*REQUIREMENTS*. In the material below, list every line carrying the string "with".

*PROVIDED RECORDS*.
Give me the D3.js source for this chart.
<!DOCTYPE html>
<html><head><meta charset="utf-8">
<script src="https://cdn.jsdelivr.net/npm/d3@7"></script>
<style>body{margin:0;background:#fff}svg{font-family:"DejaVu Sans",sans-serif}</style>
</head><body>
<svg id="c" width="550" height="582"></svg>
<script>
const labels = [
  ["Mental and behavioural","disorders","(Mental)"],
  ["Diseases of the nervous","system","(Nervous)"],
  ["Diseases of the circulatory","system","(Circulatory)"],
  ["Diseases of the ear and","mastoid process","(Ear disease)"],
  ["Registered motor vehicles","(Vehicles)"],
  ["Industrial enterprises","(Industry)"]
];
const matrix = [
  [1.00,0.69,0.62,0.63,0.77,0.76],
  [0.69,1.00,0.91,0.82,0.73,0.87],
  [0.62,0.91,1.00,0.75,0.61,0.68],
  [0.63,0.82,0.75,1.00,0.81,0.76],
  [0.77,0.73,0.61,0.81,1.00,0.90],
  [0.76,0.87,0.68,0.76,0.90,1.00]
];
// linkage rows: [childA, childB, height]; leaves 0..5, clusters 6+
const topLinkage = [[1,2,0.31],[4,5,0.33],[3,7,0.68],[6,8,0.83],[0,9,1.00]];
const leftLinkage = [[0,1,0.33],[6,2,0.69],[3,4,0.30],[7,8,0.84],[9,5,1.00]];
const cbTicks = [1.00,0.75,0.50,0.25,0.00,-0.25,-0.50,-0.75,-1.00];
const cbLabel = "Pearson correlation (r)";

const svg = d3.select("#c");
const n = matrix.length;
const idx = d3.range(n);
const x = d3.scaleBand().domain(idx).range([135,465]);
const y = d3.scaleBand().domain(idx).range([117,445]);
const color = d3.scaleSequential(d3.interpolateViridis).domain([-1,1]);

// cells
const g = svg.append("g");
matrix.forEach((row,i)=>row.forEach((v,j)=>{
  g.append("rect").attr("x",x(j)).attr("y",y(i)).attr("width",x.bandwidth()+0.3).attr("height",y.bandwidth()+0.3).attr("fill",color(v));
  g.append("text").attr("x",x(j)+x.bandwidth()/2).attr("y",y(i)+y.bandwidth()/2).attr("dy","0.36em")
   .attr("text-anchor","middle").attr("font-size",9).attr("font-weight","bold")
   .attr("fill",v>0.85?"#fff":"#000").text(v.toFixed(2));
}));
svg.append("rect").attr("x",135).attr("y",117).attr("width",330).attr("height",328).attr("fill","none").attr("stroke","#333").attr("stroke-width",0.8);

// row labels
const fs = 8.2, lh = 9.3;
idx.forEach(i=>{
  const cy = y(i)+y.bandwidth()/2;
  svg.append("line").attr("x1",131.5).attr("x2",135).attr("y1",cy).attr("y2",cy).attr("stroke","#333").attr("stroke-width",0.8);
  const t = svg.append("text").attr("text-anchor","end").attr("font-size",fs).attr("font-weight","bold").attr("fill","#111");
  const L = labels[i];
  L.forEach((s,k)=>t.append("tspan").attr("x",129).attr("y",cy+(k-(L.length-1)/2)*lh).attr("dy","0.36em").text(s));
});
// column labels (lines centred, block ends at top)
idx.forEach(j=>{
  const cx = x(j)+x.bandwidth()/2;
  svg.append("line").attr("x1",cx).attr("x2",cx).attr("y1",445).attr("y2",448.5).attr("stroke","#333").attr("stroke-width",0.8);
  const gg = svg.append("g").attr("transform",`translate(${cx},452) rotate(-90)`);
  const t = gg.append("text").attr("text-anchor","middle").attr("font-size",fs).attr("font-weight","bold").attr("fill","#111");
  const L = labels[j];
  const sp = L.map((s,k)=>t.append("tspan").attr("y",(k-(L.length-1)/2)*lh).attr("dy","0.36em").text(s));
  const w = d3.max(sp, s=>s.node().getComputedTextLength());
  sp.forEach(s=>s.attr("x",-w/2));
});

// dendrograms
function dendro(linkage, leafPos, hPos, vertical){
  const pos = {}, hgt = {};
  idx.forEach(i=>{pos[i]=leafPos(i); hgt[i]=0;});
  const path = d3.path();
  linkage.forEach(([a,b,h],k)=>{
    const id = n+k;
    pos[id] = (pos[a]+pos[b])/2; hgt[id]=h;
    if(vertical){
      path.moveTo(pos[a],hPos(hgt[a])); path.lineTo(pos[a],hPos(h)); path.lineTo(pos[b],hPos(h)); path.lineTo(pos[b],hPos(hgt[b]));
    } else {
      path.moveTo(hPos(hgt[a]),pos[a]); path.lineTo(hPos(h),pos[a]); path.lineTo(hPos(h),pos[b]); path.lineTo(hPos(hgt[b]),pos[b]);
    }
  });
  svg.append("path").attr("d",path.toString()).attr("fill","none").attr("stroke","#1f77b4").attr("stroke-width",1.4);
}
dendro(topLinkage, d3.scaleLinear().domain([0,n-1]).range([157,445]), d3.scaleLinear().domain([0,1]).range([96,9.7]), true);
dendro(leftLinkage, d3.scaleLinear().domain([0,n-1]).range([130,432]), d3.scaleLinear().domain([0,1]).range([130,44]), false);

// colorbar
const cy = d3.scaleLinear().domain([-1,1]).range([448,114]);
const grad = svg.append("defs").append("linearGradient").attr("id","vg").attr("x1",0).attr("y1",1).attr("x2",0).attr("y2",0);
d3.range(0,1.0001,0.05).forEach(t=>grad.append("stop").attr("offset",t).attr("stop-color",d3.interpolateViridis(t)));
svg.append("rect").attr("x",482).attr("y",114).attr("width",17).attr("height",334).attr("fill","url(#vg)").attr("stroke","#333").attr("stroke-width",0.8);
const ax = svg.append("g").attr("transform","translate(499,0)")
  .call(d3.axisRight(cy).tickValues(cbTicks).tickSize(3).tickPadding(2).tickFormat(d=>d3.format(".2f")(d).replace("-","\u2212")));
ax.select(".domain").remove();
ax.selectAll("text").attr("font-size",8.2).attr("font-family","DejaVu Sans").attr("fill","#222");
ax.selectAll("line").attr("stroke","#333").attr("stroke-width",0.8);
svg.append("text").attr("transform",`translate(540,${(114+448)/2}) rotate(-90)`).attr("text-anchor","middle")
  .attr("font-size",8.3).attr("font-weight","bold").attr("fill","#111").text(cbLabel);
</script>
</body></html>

==

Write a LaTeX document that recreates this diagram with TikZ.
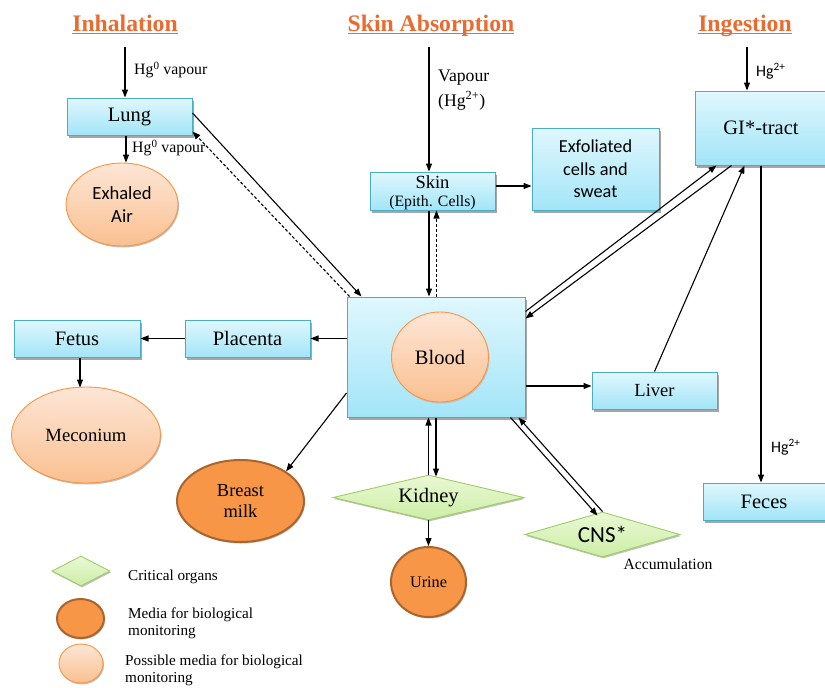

==

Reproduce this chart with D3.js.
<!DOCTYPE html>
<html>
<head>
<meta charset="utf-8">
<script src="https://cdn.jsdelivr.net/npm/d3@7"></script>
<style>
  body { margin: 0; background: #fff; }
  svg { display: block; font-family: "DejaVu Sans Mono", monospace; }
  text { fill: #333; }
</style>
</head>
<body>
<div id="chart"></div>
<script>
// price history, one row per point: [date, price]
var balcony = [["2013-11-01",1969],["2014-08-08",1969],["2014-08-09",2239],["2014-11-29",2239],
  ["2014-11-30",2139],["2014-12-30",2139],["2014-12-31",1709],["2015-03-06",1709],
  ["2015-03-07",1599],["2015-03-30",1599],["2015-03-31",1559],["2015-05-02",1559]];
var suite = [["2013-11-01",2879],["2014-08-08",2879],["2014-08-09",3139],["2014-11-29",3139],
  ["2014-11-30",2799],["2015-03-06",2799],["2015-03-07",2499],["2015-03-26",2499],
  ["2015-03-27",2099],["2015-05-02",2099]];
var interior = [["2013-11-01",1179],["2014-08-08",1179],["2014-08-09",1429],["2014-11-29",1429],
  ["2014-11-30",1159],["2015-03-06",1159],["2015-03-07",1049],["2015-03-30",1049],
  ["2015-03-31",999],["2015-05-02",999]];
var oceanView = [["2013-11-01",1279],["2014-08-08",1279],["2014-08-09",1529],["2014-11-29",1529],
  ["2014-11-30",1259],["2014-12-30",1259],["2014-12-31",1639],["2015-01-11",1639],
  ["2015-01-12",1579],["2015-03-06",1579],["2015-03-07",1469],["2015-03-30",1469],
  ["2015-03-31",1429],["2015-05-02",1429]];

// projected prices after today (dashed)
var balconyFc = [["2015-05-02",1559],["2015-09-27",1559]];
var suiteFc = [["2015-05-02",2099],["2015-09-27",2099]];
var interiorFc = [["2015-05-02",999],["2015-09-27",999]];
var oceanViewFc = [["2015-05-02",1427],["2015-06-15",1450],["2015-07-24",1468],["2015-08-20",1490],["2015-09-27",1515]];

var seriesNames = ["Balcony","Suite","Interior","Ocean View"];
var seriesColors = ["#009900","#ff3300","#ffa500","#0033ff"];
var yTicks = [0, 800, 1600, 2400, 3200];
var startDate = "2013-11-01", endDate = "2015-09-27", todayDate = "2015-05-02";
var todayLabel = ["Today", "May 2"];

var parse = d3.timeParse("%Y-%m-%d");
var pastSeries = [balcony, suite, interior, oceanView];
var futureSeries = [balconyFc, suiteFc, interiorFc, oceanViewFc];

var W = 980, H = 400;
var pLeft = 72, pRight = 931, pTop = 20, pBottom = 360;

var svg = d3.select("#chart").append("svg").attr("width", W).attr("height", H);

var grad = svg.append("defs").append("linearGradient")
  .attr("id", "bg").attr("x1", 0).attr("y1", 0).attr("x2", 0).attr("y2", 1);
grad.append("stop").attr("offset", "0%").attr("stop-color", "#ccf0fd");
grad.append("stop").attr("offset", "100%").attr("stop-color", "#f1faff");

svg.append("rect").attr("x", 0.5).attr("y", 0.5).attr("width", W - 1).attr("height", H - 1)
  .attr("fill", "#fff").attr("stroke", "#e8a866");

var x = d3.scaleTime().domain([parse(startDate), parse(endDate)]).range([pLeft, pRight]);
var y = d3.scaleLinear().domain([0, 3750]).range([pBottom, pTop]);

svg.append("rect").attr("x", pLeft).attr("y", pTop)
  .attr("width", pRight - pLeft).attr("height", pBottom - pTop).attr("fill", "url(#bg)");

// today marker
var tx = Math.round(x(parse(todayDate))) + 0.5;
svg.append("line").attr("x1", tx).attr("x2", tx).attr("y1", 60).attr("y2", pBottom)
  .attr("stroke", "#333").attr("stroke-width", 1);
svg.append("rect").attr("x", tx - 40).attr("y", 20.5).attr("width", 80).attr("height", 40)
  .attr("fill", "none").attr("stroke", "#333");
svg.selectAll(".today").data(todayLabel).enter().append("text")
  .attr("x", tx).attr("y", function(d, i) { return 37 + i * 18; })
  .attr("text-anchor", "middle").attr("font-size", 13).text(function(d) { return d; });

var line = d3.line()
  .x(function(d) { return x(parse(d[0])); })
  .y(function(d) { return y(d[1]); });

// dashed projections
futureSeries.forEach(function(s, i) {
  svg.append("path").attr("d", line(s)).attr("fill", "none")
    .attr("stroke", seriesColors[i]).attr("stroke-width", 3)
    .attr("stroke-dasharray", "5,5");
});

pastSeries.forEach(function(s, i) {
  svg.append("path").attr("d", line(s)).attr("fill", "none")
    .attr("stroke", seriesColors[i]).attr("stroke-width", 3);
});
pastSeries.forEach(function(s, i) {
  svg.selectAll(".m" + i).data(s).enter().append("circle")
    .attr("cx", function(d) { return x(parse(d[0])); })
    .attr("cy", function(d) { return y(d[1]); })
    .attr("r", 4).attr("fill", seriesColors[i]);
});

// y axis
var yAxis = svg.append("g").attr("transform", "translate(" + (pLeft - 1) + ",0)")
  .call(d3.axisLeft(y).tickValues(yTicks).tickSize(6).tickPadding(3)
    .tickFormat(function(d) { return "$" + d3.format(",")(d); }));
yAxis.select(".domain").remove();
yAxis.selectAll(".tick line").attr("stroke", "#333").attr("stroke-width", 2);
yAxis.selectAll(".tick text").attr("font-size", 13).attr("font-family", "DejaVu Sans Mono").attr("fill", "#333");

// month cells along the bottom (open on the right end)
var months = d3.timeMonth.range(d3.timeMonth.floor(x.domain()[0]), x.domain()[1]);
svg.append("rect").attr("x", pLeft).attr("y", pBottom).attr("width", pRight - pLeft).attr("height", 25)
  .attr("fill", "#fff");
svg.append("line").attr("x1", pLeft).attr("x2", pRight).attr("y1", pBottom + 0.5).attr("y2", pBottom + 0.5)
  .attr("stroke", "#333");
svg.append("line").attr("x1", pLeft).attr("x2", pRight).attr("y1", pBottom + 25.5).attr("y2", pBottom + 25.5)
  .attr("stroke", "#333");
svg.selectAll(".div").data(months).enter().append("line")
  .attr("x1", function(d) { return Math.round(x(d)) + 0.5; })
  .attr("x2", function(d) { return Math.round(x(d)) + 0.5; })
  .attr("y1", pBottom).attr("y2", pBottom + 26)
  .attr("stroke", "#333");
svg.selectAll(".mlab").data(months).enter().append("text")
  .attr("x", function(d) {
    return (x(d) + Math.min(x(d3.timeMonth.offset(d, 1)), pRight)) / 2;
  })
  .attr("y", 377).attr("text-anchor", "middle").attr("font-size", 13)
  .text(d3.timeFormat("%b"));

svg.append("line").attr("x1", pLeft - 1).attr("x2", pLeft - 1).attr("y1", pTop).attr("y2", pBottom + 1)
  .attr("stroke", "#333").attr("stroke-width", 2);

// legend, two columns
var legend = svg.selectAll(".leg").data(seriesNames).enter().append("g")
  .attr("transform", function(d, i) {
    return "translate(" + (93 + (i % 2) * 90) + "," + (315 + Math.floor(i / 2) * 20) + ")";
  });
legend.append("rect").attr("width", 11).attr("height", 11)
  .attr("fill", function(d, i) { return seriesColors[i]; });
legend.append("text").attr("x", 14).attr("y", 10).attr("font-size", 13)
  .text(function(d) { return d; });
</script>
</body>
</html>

*EXERCISE OUTPUT*.
Write a LaTeX document that recreates this diagram with TikZ.
Reproduce this chart with D3.js.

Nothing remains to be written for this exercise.